Objective
Set the lines down again exactly, first line through the line that contains "width=113pt,minimum height=51pt] (hace)", with no pictures.

▬▬▬▬▬▬

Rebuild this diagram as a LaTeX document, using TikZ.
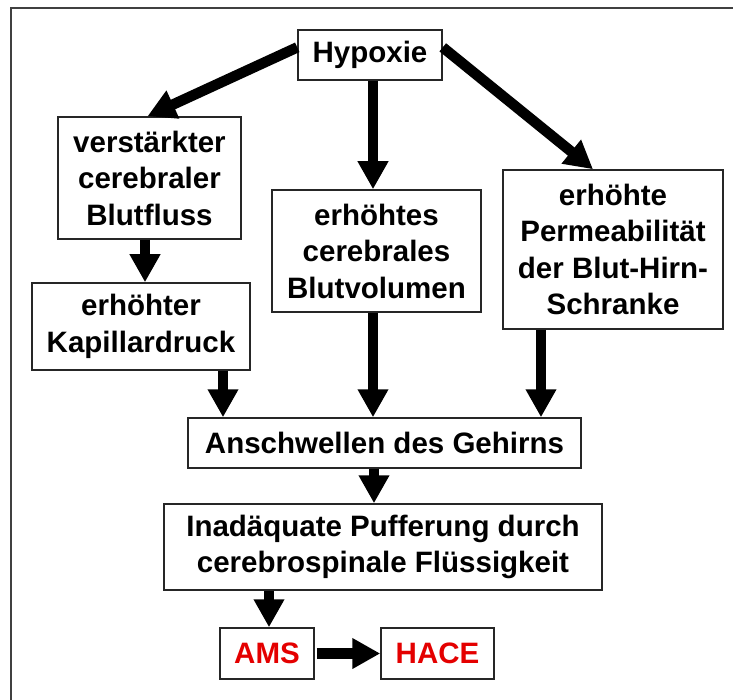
\documentclass[tikz,border=0pt]{standalone}
\usepackage{fontspec}
\setmainfont{Liberation Sans}
\usetikzlibrary{arrows.meta,calc}
\definecolor{amsred}{RGB}{228,0,0}
\begin{document}
\begin{tikzpicture}[x=1pt,y=-1pt,
  box/.style={draw=black!85,line width=1.5pt,fill=white,inner sep=0pt,align=center,
    font=\bfseries\fontsize{29.5}{36.5}\selectfont},
  arr/.style={line width=10.5pt,-{Triangle[length=28pt,width=29pt]}},
  redtext/.style={text=amsred}
]
\useasboundingbox (0,0) rectangle (733,700);
\fill[white] (0,0) rectangle (733,700);
\begin{scope}
  \clip (0,0) rectangle (733,700);
  \draw[black!75,line width=2pt] (11,8) rectangle (760,720);
\end{scope}

\node[box,minimum width=144pt,minimum height=50pt] (hyp) at (370,55) {Hypoxie};
\node[box,minimum width=183pt,minimum height=122pt] (vcb) at (149.5,178) {verstärkter\\cerebraler\\Blutfluss};
\node[box,minimum width=209pt,minimum height=122pt] (ecb) at (376.5,251) {erhöhtes\\cerebrales\\Blutvolumen};
\node[box,minimum width=220pt,minimum height=159pt] (perm) at (613,249.5) {erhöhte\\Permeabilität\\der Blut-Hirn-\\Schranke};
\node[box,minimum width=218pt,minimum height=87pt] (kap) at (141,326.5) {erhöhter\\Kapillardruck};
\node[box,minimum width=393pt,minimum height=50pt] (ansch) at (384.5,443) {Anschwellen des Gehirns};
\node[box,minimum width=438pt,minimum height=86pt] (inad) at (383,547) {Inadäquate Pufferung durch\\cerebrospinale Flüssigkeit};
\node[box,redtext,minimum width=94pt,minimum height=51pt] (ams) at (267,653.5) {AMS};
\node[box,redtext,minimum width=113pt,minimum height=51pt] (hace) at (437.5,653.5) {HACE};

\coordinate (xa) at (145,0);
\coordinate (xb) at (223,0);
\coordinate (xc) at (373,0);
\coordinate (xd) at (541,0);
\coordinate (xe) at (374,0);
\coordinate (xf) at (269,0);

\draw[arr] (hyp.174) -- ([xshift=-2pt]vcb.north);
\draw[arr] (hyp.south -| xc) -- (ecb.north -| xc);
\draw[arr] (hyp.6) -- ([xshift=-20pt]perm.north);
\draw[arr] (vcb.south -| xa) -- (kap.north -| xa);
\draw[arr] (kap.south -| xb) -- (ansch.north -| xb);
\draw[arr] (ecb.south -| xc) -- (ansch.north -| xc);
\draw[arr] (perm.south -| xd) -- (ansch.north -| xd);
\draw[arr] (ansch.south -| xe) -- (inad.north -| xe);
\draw[arr] (inad.south -| xf) -- (ams.north -| xf);
\draw[arr] ([xshift=2pt]ams.east) -- (hace.west);
\end{tikzpicture}
\end{document}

▬▬▬▬▬▬

Exercise output
Rebuild this diagram as a LaTeX document, using TikZ.
\documentclass[tikz,border=0pt]{standalone}
\usepackage{fontspec}
\setmainfont{Liberation Sans}
\usetikzlibrary{arrows.meta,calc}
\definecolor{amsred}{RGB}{228,0,0}
\begin{document}
\begin{tikzpicture}[x=1pt,y=-1pt,
  box/.style={draw=black!85,line width=1.5pt,fill=white,inner sep=0pt,align=center,
    font=\bfseries\fontsize{29.5}{36.5}\selectfont},
  arr/.style={line width=10.5pt,-{Triangle[length=28pt,width=29pt]}},
  redtext/.style={text=amsred}
]
\useasboundingbox (0,0) rectangle (733,700);
\fill[white] (0,0) rectangle (733,700);
\begin{scope}
  \clip (0,0) rectangle (733,700);
  \draw[black!75,line width=2pt] (11,8) rectangle (760,720);
\end{scope}

\node[box,minimum width=144pt,minimum height=50pt] (hyp) at (370,55) {Hypoxie};
\node[box,minimum width=183pt,minimum height=122pt] (vcb) at (149.5,178) {verstärkter\\cerebraler\\Blutfluss};
\node[box,minimum width=209pt,minimum height=122pt] (ecb) at (376.5,251) {erhöhtes\\cerebrales\\Blutvolumen};
\node[box,minimum width=220pt,minimum height=159pt] (perm) at (613,249.5) {erhöhte\\Permeabilität\\der Blut-Hirn-\\Schranke};
\node[box,minimum width=218pt,minimum height=87pt] (kap) at (141,326.5) {erhöhter\\Kapillardruck};
\node[box,minimum width=393pt,minimum height=50pt] (ansch) at (384.5,443) {Anschwellen des Gehirns};
\node[box,minimum width=438pt,minimum height=86pt] (inad) at (383,547) {Inadäquate Pufferung durch\\cerebrospinale Flüssigkeit};
\node[box,redtext,minimum width=94pt,minimum height=51pt] (ams) at (267,653.5) {AMS};
\node[box,redtext,minimum width=113pt,minimum height=51pt] (hace) at (437.5,653.5) {HACE};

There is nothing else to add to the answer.